Data records

== == ==

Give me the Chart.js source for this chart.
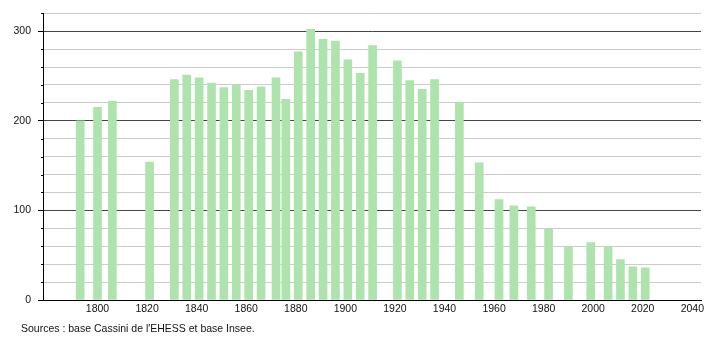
<!DOCTYPE html>
<html>
<head>
<meta charset="utf-8">
<script src="https://cdn.jsdelivr.net/npm/chart.js@4/dist/chart.umd.min.js"></script>
<style>
  body { margin: 0; background: #fff; }
  #wrap { position: relative; width: 710px; height: 340px; }
  #source {
    position: absolute; left: 21px; top: 322px;
    font: 10.5px "Liberation Sans", Arial, sans-serif; color: #111;
  }
</style>
</head>
<body>
<div id="wrap">
  <canvas id="popChart" width="710" height="340"></canvas>
  <div id="source">Sources : base Cassini de l'EHESS et base Insee.</div>
</div>
<script>
const years = [1793, 1800, 1806, 1821, 1831, 1836, 1841, 1846, 1851, 1856,
    1861, 1866, 1872, 1876, 1881, 1886, 1891, 1896, 1901, 1906, 1911,
    1921, 1926, 1931, 1936, 1946, 1954, 1962, 1968, 1975, 1982, 1990,
    1999, 2006, 2011, 2016, 2021];
const population = [200, 215, 222, 154, 246, 251, 248, 242, 237, 240,
    234, 238, 248, 224, 277, 302, 291, 289, 268, 253, 284,
    267, 245, 235, 246, 220, 153, 112, 105, 104, 79, 59,
    64, 59, 45, 37, 36];
const xTickLabels = [1800, 1820, 1840, 1860, 1880, 1900, 1920, 1940, 1960, 1980, 2000, 2020, 2040];
const yTickLabels = [0, 100, 200, 300];

const barColor = 'rgb(174, 227, 173)';
const font = { family: '"Liberation Sans", Arial, sans-serif', size: 10.5 };

// short ticks for the minor y gridlines
const minorTicks = {
    id: 'minorTicks',
    afterDraw(chart) {
        const y = chart.scales.y;
        const c = chart.ctx;
        c.save();
        c.strokeStyle = '#000';
        c.lineWidth = 1;
        y.ticks.forEach(t => {
            if (yTickLabels.includes(t.value)) return;
            const py = Math.round(y.getPixelForValue(t.value)) + 0.5;
            c.beginPath();
            c.moveTo(y.right - 2, py);
            c.lineTo(y.right, py);
            c.stroke();
        });
        c.restore();
    }
};

new Chart(document.getElementById('popChart'), {
    type: 'bar',
    data: {
        datasets: [{
            data: years.map((yr, i) => ({ x: yr, y: population[i] })),
            backgroundColor: barColor,
            borderWidth: 0,
            barThickness: 8
        }]
    },
    options: {
        responsive: false,
        animation: false,
        layout: { padding: { top: 10, right: 9, bottom: 20, left: 0 } },
        plugins: { legend: { display: false }, tooltip: { enabled: false } },
        scales: {
            x: {
                type: 'linear',
                offset: false,
                min: 1778,
                max: 2043.5,
                afterFit: s => { s.height = 20; },
                afterBuildTicks: s => { s.ticks = xTickLabels.map(v => ({ value: v })); },
                grid: { display: false, drawTicks: false },
                border: { display: true, color: '#000', width: 1 },
                ticks: { color: '#111', font: font, padding: 3, maxRotation: 0, callback: v => String(v) }
            },
            y: {
                min: 0,
                max: 320,
                afterFit: s => { s.width = 43; },
                grid: {
                    color: ctx => yTickLabels.includes(ctx.tick.value) ? '#444' : '#ccc',
                    tickColor: ctx => yTickLabels.includes(ctx.tick.value) ? '#000' : 'rgba(0,0,0,0)',
                    tickLength: 5,
                    lineWidth: 1
                },
                border: { display: true, color: '#000', width: 1 },
                ticks: {
                    stepSize: 20,
                    color: '#111',
                    font: font,
                    padding: 7,
                    autoSkip: false,
                    callback: v => yTickLabels.includes(v) ? String(v) : ''
                }
            }
        }
    },
    plugins: [minorTicks]
});
</script>
</body>
</html>
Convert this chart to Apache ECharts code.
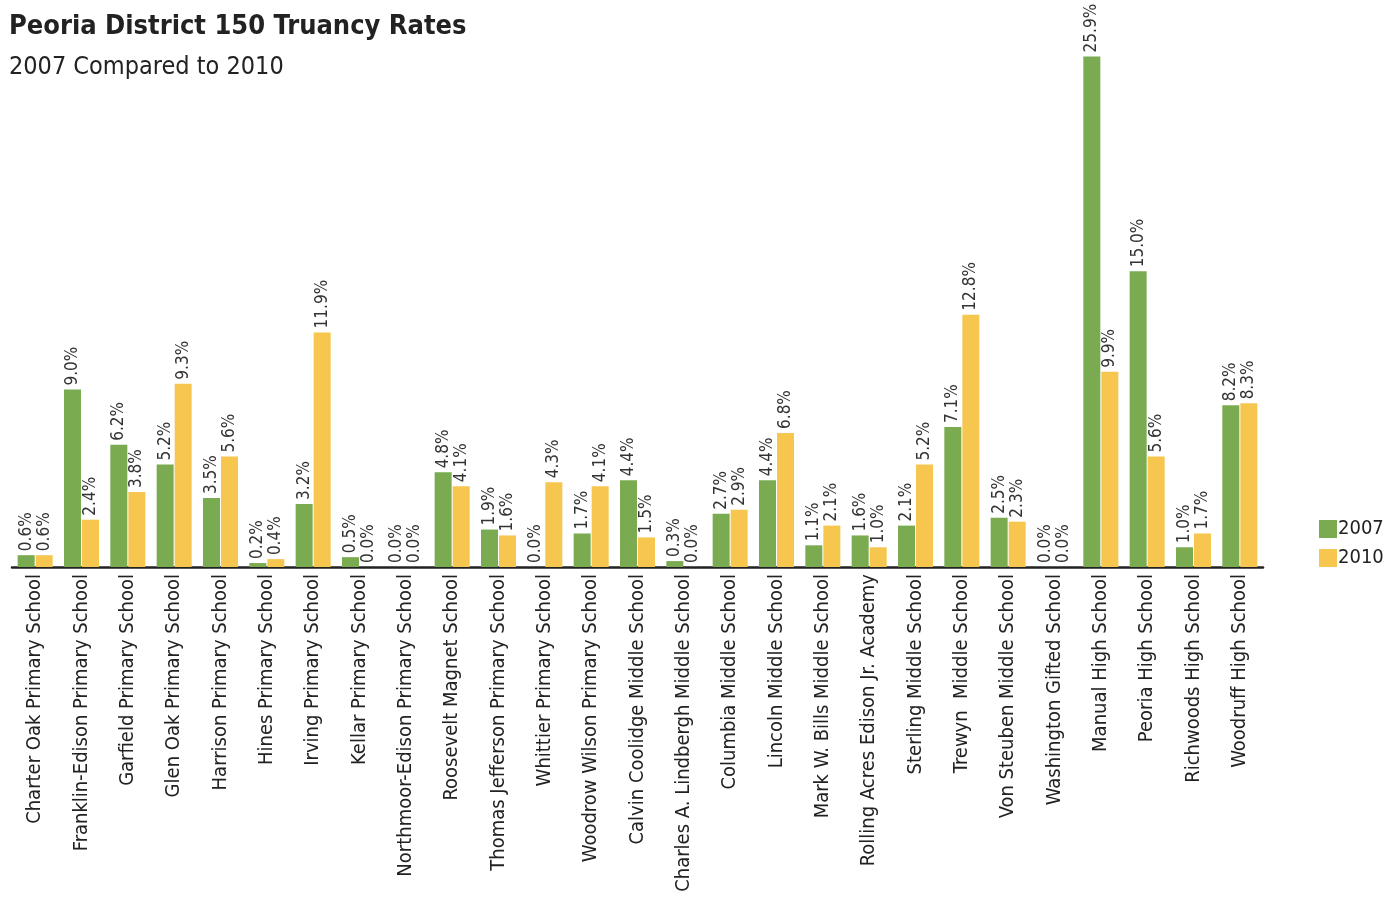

== == ==

TASK TO CARRY OUT → Beginning with the first line of the records above, extract each line exactly through the line that holds "sans-serif', size: 10.5", both ends included. Omit pictures.

THE COMPLETED TASK →
Give me the Chart.js source for this chart.
<!DOCTYPE html>
<html>
<head>
<meta charset="utf-8">
<script src="https://cdn.jsdelivr.net/npm/chart.js@4/dist/chart.umd.min.js"></script>
<style>
  body { margin: 0; background: #fff; }
  #wrap { position: relative; width: 710px; height: 340px; }
  #source {
    position: absolute; left: 21px; top: 322px;
    font: 10.5px "Liberation Sans", Arial, sans-serif; color: #111;
  }
</style>
</head>
<body>
<div id="wrap">
  <canvas id="popChart" width="710" height="340"></canvas>
  <div id="source">Sources : base Cassini de l'EHESS et base Insee.</div>
</div>
<script>
const years = [1793, 1800, 1806, 1821, 1831, 1836, 1841, 1846, 1851, 1856,
    1861, 1866, 1872, 1876, 1881, 1886, 1891, 1896, 1901, 1906, 1911,
    1921, 1926, 1931, 1936, 1946, 1954, 1962, 1968, 1975, 1982, 1990,
    1999, 2006, 2011, 2016, 2021];
const population = [200, 215, 222, 154, 246, 251, 248, 242, 237, 240,
    234, 238, 248, 224, 277, 302, 291, 289, 268, 253, 284,
    267, 245, 235, 246, 220, 153, 112, 105, 104, 79, 59,
    64, 59, 45, 37, 36];
const xTickLabels = [1800, 1820, 1840, 1860, 1880, 1900, 1920, 1940, 1960, 1980, 2000, 2020, 2040];
const yTickLabels = [0, 100, 200, 300];

const barColor = 'rgb(174, 227, 173)';
const font = { family: '"Liberation Sans", Arial, sans-serif', size: 10.5 };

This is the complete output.